Monday, July 2, 2012

The Gospel of Damascus by Omar Imady

I got this book through LibraryThing Early Reviewers and here is my review

Book Summary (from

The Gospel of Damascus is an eschatological novel that weaves sacred traditions to tell the story of eight angels who identify and prepare Yune Bukhari, a Damascene man born to a Christian mother and Muslim father, to be one of the successors to the Disciples of Christ. The preparation process is complex and entails spiritual and sensual experiences which Yune must successfully undergo. Guiding the preparation process are golden scrolls which can only be opened at very specific dates. The story appears to culminate on Christmas Eve 1999 when Yune, along with his co-disciples, believe Christ will return. Yune is shattered when Christ fails to descend on the White Tower east of Damascus. But thirty-three years later, the preparation of Yune is over and he is finally permitted to witness the event he had anticipated for so long.

My Review

I was attracted to this book by it’s summary at The whole story seemed interesting, as its premise was an intertwined tale of several religions and cultures, a subject that I really enjoyed.

This is Imady’s first novel, but you can tell from the writing that is not the first time he writes. The rhythm is fluid and easy to follow through the story of Yune. Also, the fisrt part of the book, in which a lot of terms, facts and situations are introduced flows a bit better (in my opinion) than the parts involving dialogues or the most fictional part. 

The main character of the story, Yune is a fire horse, a boy born in the year of the horse (Chinese culture) but in a year that this will be called the fire horse, someone who will show the characteristics of this animal symbol (individualism, love of freedom, hatred to mediocrity) in a highly accentuated manner.

The story is not told by Yune, but by Raqeem, one of the 8 angels entrusted with the task of facilitating God’s design on earth. These angels come to Earth for a certain period of time, and are the guardians of different qualities such as spiritual change, balance, wisdom, etc. In this case, Raqueem is to help the formation of Yune, and all he knows is that this boy will bring a big change to the world. Every certain time, he will open a golden scroll that will contain “instructions” in the form of riddle to know what to do next.

We follow then the growth in every possible manner of Yune, from traveling, learning and falling in love, to jealousy, lost of love, and finally the forming of a covenant with 12 disciples to prepare for the second coming of the Christ. He believes it will be on Christmas Eve 99 but, as it turns out, nothing extraordinary happens then. It will take the shattering of his soul and heart, and a world-wide transformation, as well as 33 more years, for Yune to see what he was being prepared for.

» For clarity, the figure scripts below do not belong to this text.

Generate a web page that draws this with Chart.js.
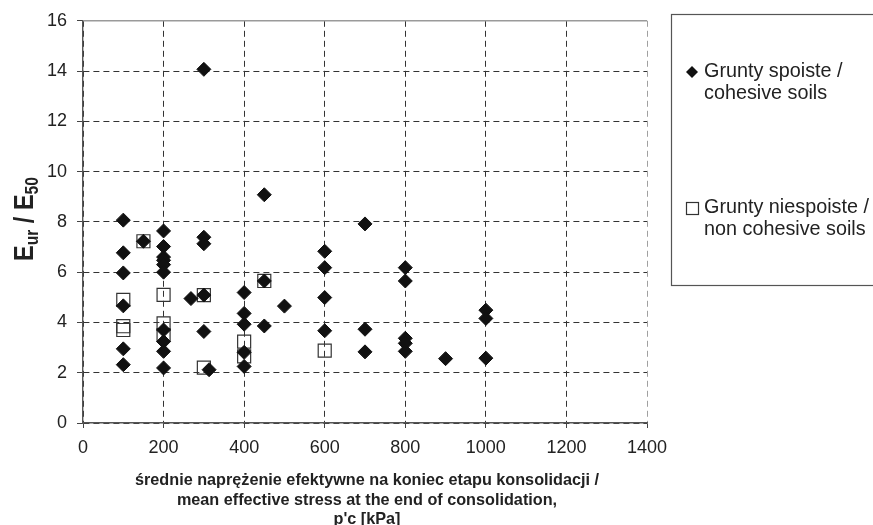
<!DOCTYPE html>
<html lang="pl">

<head>
    <meta charset="UTF-8">
    <title>Eur / E50</title>
    <style>
        body { margin: 0; background: #fff; }
        canvas { display: block; }
    </style>
</head>

<body>
    <canvas id="chart" width="873" height="525"></canvas>

    <script src="https://cdn.jsdelivr.net/npm/chart.js@4.4.7/dist/chart.umd.min.js"></script>
    <script>
        // dane
        const cohesiveX = [100, 100, 100, 100, 100, 100,
            150,
            200, 200, 200, 200, 200, 200, 200, 200, 200, 200,
            268,
            300, 300, 300, 300, 300, 313,
            400, 400, 400, 400, 400,
            450, 450, 450,
            500,
            600, 600, 600, 600,
            700, 700, 700,
            800, 800, 800, 800, 800,
            900,
            1000, 1000, 1000];
        const cohesiveY = [8.07, 6.77, 5.97, 4.66, 2.95, 2.32,
            7.23,
            7.64, 7.02, 6.6, 6.47, 6.3, 6.0, 3.7, 3.24, 2.85, 2.19,
            4.95,
            14.07, 7.39, 7.13, 5.09, 3.64, 2.12,
            5.19, 4.36, 3.93, 2.81, 2.25,
            9.08, 5.65, 3.86,
            4.65,
            6.83, 6.18, 4.99, 3.67,
            7.92, 3.73, 2.83,
            6.18, 5.65, 3.37, 3.17, 2.85,
            2.56,
            4.49, 4.16, 2.58];

        const nonCohesiveX = [100, 100, 100, 150, 200, 200, 200, 300, 300, 400, 400, 450, 600];
        const nonCohesiveY = [4.9, 3.85, 3.7, 7.23, 5.1, 3.96, 3.5, 5.09, 2.2, 3.24, 2.65, 5.65, 2.88];

        const xTicks = [0, 200, 400, 600, 800, 1000, 1200, 1400];
        const yTicks = [0, 2, 4, 6, 8, 10, 12, 14, 16];

        const legendLines = [
            ['Grunty spoiste /', 'cohesive soils'],
            ['Grunty niespoiste /', 'non cohesive soils']
        ];
        const xTitleLines = [
            'średnie naprężenie efektywne na koniec etapu konsolidacji /',
            'mean effective stress at the end of consolidation,',
            "p'c [kPa]"
        ];

        const toPoints = (xs, ys) => xs.map((x, i) => ({ x: x, y: ys[i] }));

        const FONT = "'Liberation Sans', Arial, sans-serif";

        // ramka, legenda i tytuły osi rysowane ręcznie
        const extras = {
            id: 'extras',
            afterDraw(chart) {
                const ctx = chart.ctx;
                const area = chart.chartArea;
                ctx.save();

                // górna krawędź obszaru wykresu
                ctx.strokeStyle = '#9a9a9a';
                ctx.lineWidth = 1.5;
                ctx.beginPath();
                ctx.moveTo(area.left, area.top);
                ctx.lineTo(area.right, area.top);
                ctx.stroke();

                // ramka legendy
                ctx.strokeStyle = '#555';
                ctx.lineWidth = 1.2;
                ctx.strokeRect(671.5, 14.5, 260, 271);

                // znaczniki legendy
                ctx.fillStyle = '#111';
                ctx.beginPath();
                ctx.moveTo(692, 66);
                ctx.lineTo(698, 72);
                ctx.lineTo(692, 78);
                ctx.lineTo(686, 72);
                ctx.closePath();
                ctx.fill();
                ctx.strokeStyle = '#333';
                ctx.lineWidth = 1.2;
                ctx.strokeRect(686.5, 202.5, 12, 12);

                // tekst legendy
                ctx.fillStyle = '#222';
                ctx.font = '19.8px ' + FONT;
                ctx.textAlign = 'left';
                ctx.textBaseline = 'middle';
                const legendY = [[72, 94], [208, 230]];
                legendLines.forEach((lines, i) => {
                    lines.forEach((t, j) => ctx.fillText(t, 704, legendY[i][j]));
                });

                // tytuł osi X (tekst zwężony jak w oryginale)
                ctx.font = 'bold 17px ' + FONT;
                ctx.textAlign = 'center';
                const sx = 464 / ctx.measureText(xTitleLines[0]).width;
                const titleY = [480, 500, 519];
                xTitleLines.forEach((t, i) => {
                    ctx.save();
                    ctx.translate(367, titleY[i]);
                    ctx.scale(sx, 1);
                    ctx.fillText(t, 0, 0);
                    ctx.restore();
                });

                // tytuł osi Y: E_ur / E_50
                const parts = [
                    { t: 'E', size: 27, dy: 0 },
                    { t: 'ur', size: 18, dy: 5 },
                    { t: ' / ', size: 27, dy: 0 },
                    { t: 'E', size: 27, dy: 0 },
                    { t: '50', size: 18, dy: 5 }
                ];
                let total = 0;
                parts.forEach(p => {
                    ctx.font = 'bold ' + p.size + 'px ' + FONT;
                    p.w = ctx.measureText(p.t).width;
                    total += p.w;
                });
                const sy = 84 / total;
                ctx.translate(23, 219);
                ctx.rotate(-Math.PI / 2);
                ctx.scale(sy, 1);
                ctx.textAlign = 'left';
                ctx.textBaseline = 'alphabetic';
                let pos = -total / 2;
                parts.forEach(p => {
                    ctx.font = 'bold ' + p.size + 'px ' + FONT;
                    ctx.fillText(p.t, pos, 9.5 + p.dy);
                    pos += p.w;
                });

                ctx.restore();
            }
        };

        const tickFont = { family: FONT, size: 18 };

        new Chart(document.getElementById('chart'), {
            type: 'scatter',
            data: {
                datasets: [{
                    label: legendLines[0].join(' '),
                    data: toPoints(cohesiveX, cohesiveY),
                    pointStyle: 'rectRot',
                    pointRadius: 7,
                    backgroundColor: '#111',
                    borderColor: '#111',
                    borderWidth: 1
                }, {
                    label: legendLines[1].join(' '),
                    data: toPoints(nonCohesiveX, nonCohesiveY),
                    pointStyle: 'rect',
                    pointRadius: 9.2,
                    backgroundColor: 'rgba(0,0,0,0)',
                    borderColor: '#333',
                    borderWidth: 1.2
                }]
            },
            options: {
                responsive: false,
                animation: false,
                events: [],
                layout: { padding: { top: 17, right: 226, left: 0, bottom: 0 } },
                plugins: {
                    legend: { display: false },
                    tooltip: { enabled: false }
                },
                scales: {
                    x: {
                        type: 'linear',
                        min: xTicks[0],
                        max: xTicks[xTicks.length - 1],
                        afterBuildTicks: s => { s.ticks = xTicks.map(v => ({ value: v })); },
                        afterFit: s => { s.height = 102; },
                        ticks: { font: tickFont, color: '#222', padding: 9, maxRotation: 0, callback: v => String(v) },
                        grid: {
                            color: c => c.tick && c.tick.value === 1400 ? '#a0a0a0' : '#333',
                            lineWidth: 1,
                            tickLength: 5,
                            tickColor: '#444',
                            tickBorderDash: []
                        },
                        border: { color: '#555', width: 1.4, dash: [6, 4] }
                    },
                    y: {
                        min: yTicks[0],
                        max: yTicks[yTicks.length - 1],
                        afterBuildTicks: s => { s.ticks = yTicks.map(v => ({ value: v })); },
                        afterFit: s => { s.width = 83; },
                        ticks: { font: tickFont, color: '#222', padding: 10, callback: v => String(v) },
                        grid: {
                            color: c => c.tick && c.tick.value === 16 ? 'rgba(0,0,0,0)' : '#333',
                            lineWidth: 1,
                            tickLength: 6,
                            tickColor: '#444',
                            tickBorderDash: []
                        },
                        border: { color: '#555', width: 1.4, dash: [6, 4] }
                    }
                }
            },
            plugins: [extras]
        });
    </script>
</body>

</html>
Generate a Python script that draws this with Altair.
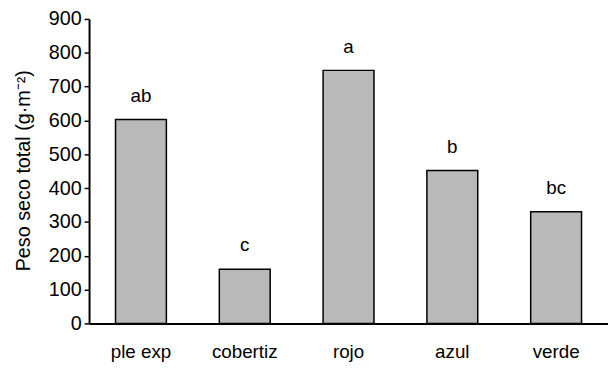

Did I like the book? Parts of it, specially the beginning as I said before. However there was a lot of subject introduced at the beginning, which usually doesn’t bother me if it comes back later, but it was not really the case. Also, as I mentioned, the dialogues need more work to read fluidly. I liked the idea behind the book as well as some messages left from i: that you have to find yourself before finding anything else, that you won’t arrive to your final destination knowingly and that it will be hard but worth it once you get there.